Dans sa chronique, M. Corcoran fait la prétention risible que les emplois municipaux sont des emplois à vie. En réalité, les travailleurs municipaux sont régulièrement victimes de décisions de sous-traitance. De plus, les employés mis à pied de façon saisonnière ne sont pas systématiquement réembauchés. Dans nombre de municipalités, il peut prendre jusqu’à 15 ans à des travailleurs d’extérieur pour obtenir leur permanence. Si les travailleurs réussissent à conserver leur emploi, ils doivent alors se battre pour obtenir des augmentations de salaire qui suivent la hausse du coût de la vie.

Concernant la situation dans Montréal-Ouest, il appert que M. Corcoran n’ait pas fait ses devoirs. Les employés de cette municipalité, qu’il qualifie de nouveaux ajouts à la machine du SCFP, sont en fait représentés par le SCFP depuis au moins 15 ans. Et l’allégation que des membres du SCFP refusent d’effectuer du travail de jardinage est carrément fausse. Cette fausseté a été médiatisée par l’administration municipale avant même que les fleurs en question n’aient été livrées à la municipalité. La section locale 301 n’a jamais refusé de les planter.

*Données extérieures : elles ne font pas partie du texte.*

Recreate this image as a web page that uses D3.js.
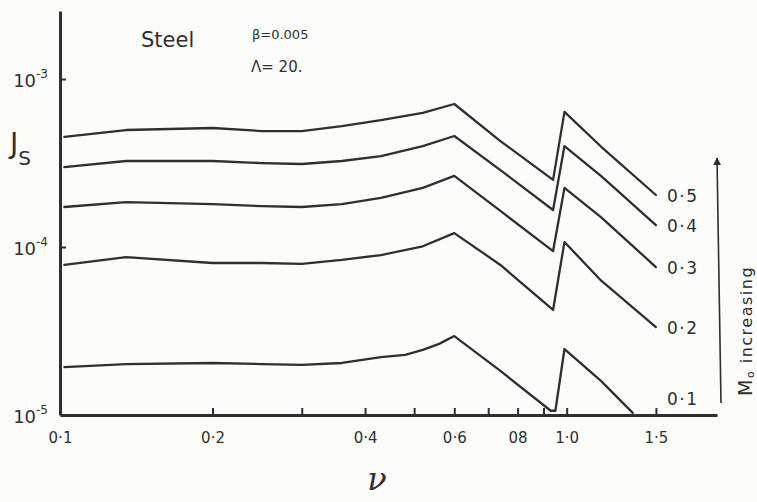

M. Corcoran a raison sur un point. Le Syndicat canadien de la fonction publique mène la lutte contre la privatisation des services publics. Il a toutefois tort de m’attribuer tout le mérite de cette lutte, en ma qualité de président national du SCFP. En réalité, nos 560 000 membres d’un bout à l’autre du pays travaillent quotidiennement pour s’assurer que la population canadienne a accès à des services publics sécuritaires et fiables, et veillent à ce que ces services continuent de relever d’une propriété et d’une gestion publiques.

C’est une lutte difficile, car on s’attend constamment à ce que les municipalités en fassent plus avec des ressources de plus en plus rares. Il est vrai que nos villes doivent composer avec des crises budgétaires. Toutefois, il est faux de prétendre que ces crises découlent de la négociation par le SCFP de contrats de travail équitables pour les membres qu’il représente. Elles sont plutôt le résultat du transfert de coûts jadis assumés par les gouvernements fédéral et provinciaux vers les municipalités. M. Corcoran invoque l’exemple de Toronto, alors je ferai de même. L’insuffisance budgétaire actuelle de la Ville de Toronto totalise un montant égal au coût de la prestation des services sociaux dont la municipalité vient tout juste d’hériter la responsabilité.

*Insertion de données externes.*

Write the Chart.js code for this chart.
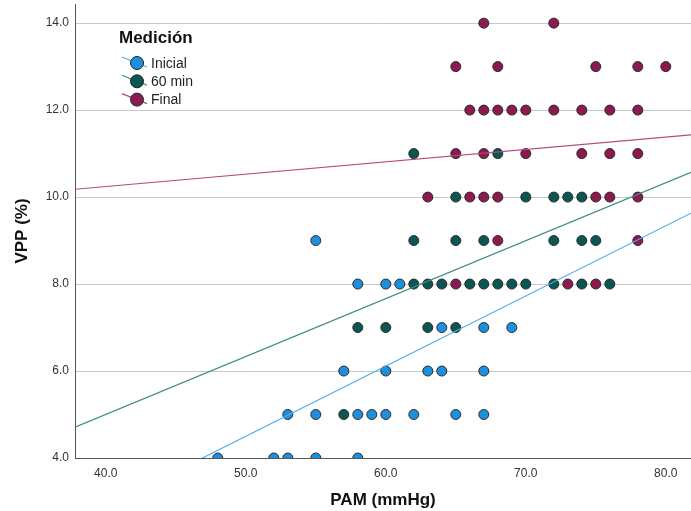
<!DOCTYPE html>
<html>
<head>
<meta charset="utf-8">
<script src="https://cdn.jsdelivr.net/npm/chart.js@4/dist/chart.umd.min.js"></script>
<style>
  body { margin: 0; background: #fff; }
  #wrap { width: 691px; height: 511px; }
</style>
</head>
<body>
<div id="wrap"><canvas id="chart" width="691" height="511"></canvas></div>
<script>
// axis ticks
const xTicks = [40, 50, 60, 70, 80];
const yTicks = [4, 6, 8, 10, 12, 14];

// Inicial (blue) - PAM / VPP
const inicialX = [48, 52, 53, 55, 58,  53, 55, 58, 59, 60, 62, 65, 67,  57, 60, 63, 64, 67,  64, 67, 69,  58, 60, 61,  55];
const inicialY = [4, 4, 4, 4, 4,        5, 5, 5, 5, 5, 5, 5, 5,         6, 6, 6, 6, 6,       7, 7, 7,     8, 8, 8,     9];

// 60 min (dark green)
const min60X = [57,  58, 60, 63, 65,  62, 63, 64, 66, 67, 68, 69, 70, 72, 74, 76,  62, 65, 67, 72, 74, 75,  65, 70, 72, 73, 74,  62, 68];
const min60Y = [5,   7, 7, 7, 7,      8, 8, 8, 8, 8, 8, 8, 8, 8, 8, 8,            9, 9, 9, 9, 9, 9,        10, 10, 10, 10, 10,   11, 11];

// Final (maroon)
const finalX = [65, 73, 75,  68, 78,  63, 66, 67, 68, 75, 76, 78,  65, 67, 70, 74, 76, 78,  66, 67, 68, 69, 70, 72, 74, 76, 78,  65, 68, 75, 78, 80,  67, 72];
const finalY = [8, 8, 8,     9, 9,    10, 10, 10, 10, 10, 10, 10,  11, 11, 11, 11, 11, 11,  12, 12, 12, 12, 12, 12, 12, 12, 12,  13, 13, 13, 13, 13,  14, 14];

// fit lines, endpoints
const fitInicialX = [46.9, 81.8];
const fitInicialY = [4.0, 9.63];
const fit60X = [37.8, 81.8];
const fit60Y = [4.71, 10.57];
const fitFinalX = [37.8, 81.8];
const fitFinalY = [10.18, 11.43];

const series = [
    { label: 'Inicial', fill: '#1e8fdf', line: '#4aaef0' },
    { label: '60 min', fill: '#0b5652', line: '#3f8b86' },
    { label: 'Final', fill: '#8c1a50', line: '#b24d7b' }
];

function pts(xs, ys) {
    return xs.map((x, i) => ({ x: x, y: ys[i] }));
}

const FONT = '"Liberation Sans", Arial, sans-serif';

// legend drawn inside the plot area, top left
const legendPlugin = {
    id: 'insideLegend',
    afterDraw(chart) {
        const ctx = chart.ctx;
        ctx.save();
        ctx.fillStyle = '#111';
        ctx.font = 'bold 17px ' + FONT;
        ctx.textBaseline = 'alphabetic';
        ctx.textAlign = 'left';
        ctx.fillText('Medición', 119, 43);

        series.forEach((s, i) => {
            const cy = 63 + i * 18.3;
            ctx.strokeStyle = s.line;
            ctx.lineWidth = 1.2;
            ctx.beginPath();
            ctx.moveTo(122, cy - 6);
            ctx.lineTo(147, cy + 4);
            ctx.stroke();

            ctx.beginPath();
            ctx.arc(137, cy, 6.5, 0, Math.PI * 2);
            ctx.fillStyle = s.fill;
            ctx.fill();
            ctx.strokeStyle = '#222';
            ctx.lineWidth = 1;
            ctx.stroke();

            ctx.fillStyle = '#222';
            ctx.font = '14px ' + FONT;
            ctx.textBaseline = 'middle';
            ctx.fillText(s.label, 151, cy + 1);
        });
        ctx.restore();
    }
};

function scatterSet(s, xs, ys, order) {
    return {
        type: 'scatter',
        label: s.label,
        data: pts(xs, ys),
        backgroundColor: s.fill,
        borderColor: '#2a2a2a',
        borderWidth: 1,
        pointRadius: 5,
        order: order
    };
}

function fitSet(s, xs, ys) {
    return {
        type: 'line',
        label: s.label + ' fit',
        data: pts(xs, ys),
        borderColor: s.line,
        borderWidth: 1.2,
        pointRadius: 0,
        fill: false,
        order: 0
    };
}

const ctx = document.getElementById('chart').getContext('2d');
new Chart(ctx, {
    data: {
        datasets: [
            fitSet(series[0], fitInicialX, fitInicialY),
            fitSet(series[1], fit60X, fit60Y),
            fitSet(series[2], fitFinalX, fitFinalY),
            scatterSet(series[2], finalX, finalY, 1),
            scatterSet(series[1], min60X, min60Y, 2),
            scatterSet(series[0], inicialX, inicialY, 3)
        ]
    },
    options: {
        responsive: false,
        animation: false,
        layout: {
            autoPadding: false,
            padding: { top: 4, right: 0, left: 0, bottom: 0 }
        },
        plugins: {
            legend: { display: false },
            tooltip: { enabled: false }
        },
        scales: {
            x: {
                type: 'linear',
                min: 37.8,
                max: 81.8,
                afterBuildTicks: function (scale) {
                    scale.ticks = xTicks.map(v => ({ value: v }));
                },
                afterFit: function (scale) {
                    scale.height = 53;
                    scale.paddingLeft = 0;
                    scale.paddingRight = 0;
                },
                grid: { display: false, drawTicks: false },
                border: { display: true, color: '#555', width: 1 },
                ticks: {
                    padding: 8,
                    color: '#333',
                    font: { family: FONT, size: 12 },
                    maxRotation: 0,
                    callback: v => v.toFixed(1)
                },
                title: {
                    display: true,
                    text: 'PAM (mmHg)',
                    color: '#111',
                    font: { family: FONT, size: 17, weight: 'bold' },
                    padding: { top: 0, bottom: 0 }
                }
            },
            y: {
                type: 'linear',
                min: 4,
                max: 14.44,
                afterBuildTicks: function (scale) {
                    scale.ticks = yTicks.map(v => ({ value: v }));
                },
                afterFit: function (scale) {
                    scale.width = 75;
                    scale.paddingTop = 0;
                    scale.paddingBottom = 0;
                },
                grid: {
                    color: '#c8c8c8',
                    lineWidth: 1,
                    drawTicks: false
                },
                border: { display: true, color: '#555', width: 1 },
                ticks: {
                    padding: 6,
                    color: '#333',
                    font: { family: FONT, size: 12 },
                    callback: v => v.toFixed(1)
                },
                title: {
                    display: true,
                    text: 'VPP (%)',
                    color: '#111',
                    font: { family: FONT, size: 17, weight: 'bold' },
                    padding: { top: 12, bottom: 0 }
                }
            }
        }
    },
    plugins: [legendPlugin]
});
</script>
</body>
</html>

Des années de réductions et de sous-financement ont créé un déficit d’infrastructure au Canada estimé à 100 milliards, déficit qui se creuse d’au moins 2 milliards annuellement. Les populations urbaines croissent et, en conséquence, les besoins de services publics se font de plus en plus criants. Seuls les fonds mis à la disposition des maires et des conseillers municipaux pour satisfaire les besoins de leurs concitoyens ne suivent pas.

Le gouvernement conservateur de Stephen Harper soutient que la solution à cette situation est simple. Il encourage la privatisation des services et va jusqu’à affirmer que les villes ne seront plus admissibles au financement fédéral à moins de pouvoir démontrer qu’elles ont entrepris le processus coûteux de préparation de propositions de partenariats public-privé « PPP ».

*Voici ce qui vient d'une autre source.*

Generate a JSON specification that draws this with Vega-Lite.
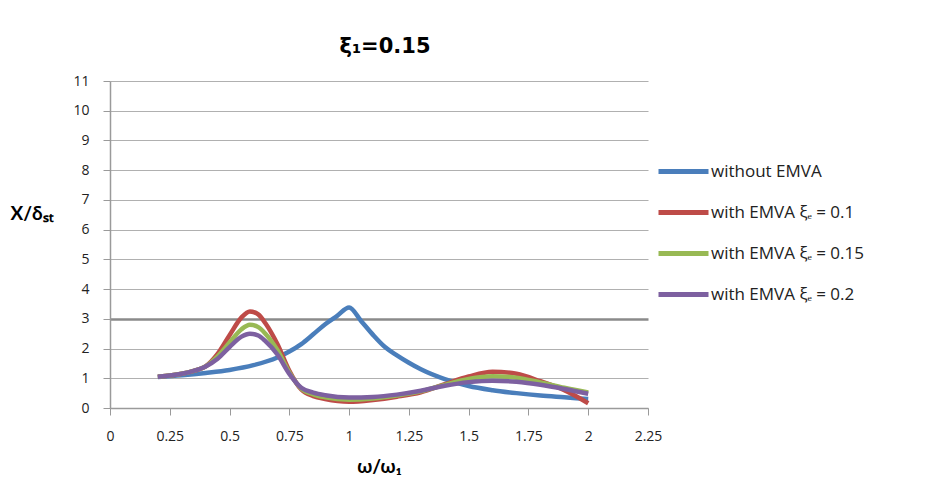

Cette tendance politique se maintient, en dépit du fait que les projets de PPP ne s’avèrent pas moins coûteux pour les contribuables. Au contraire, partout au Canada, des PPP ont causé des délais, des dépassements de coûts, des faillites, un manque de contrôle public et, au bout du compte, une augmentation des coûts pour le public et le secteur public. Malgré toutes les projections financières exagérément optimistes et les dispositions de transfert des risques, lorsque ces projets échouent, ce sont les gouvernements et les contribuables qui doivent en assumer la responsabilité et les hausses de coûts.

Les Canadiens – y compris les membres du SCFP – sont en faveur des services publics et en ont besoin. Et le SCFP fera tout en son pouvoir pour que les Canadiens y aient accès.

Paul Moist est président national du Syndicat canadien de la fonction publique.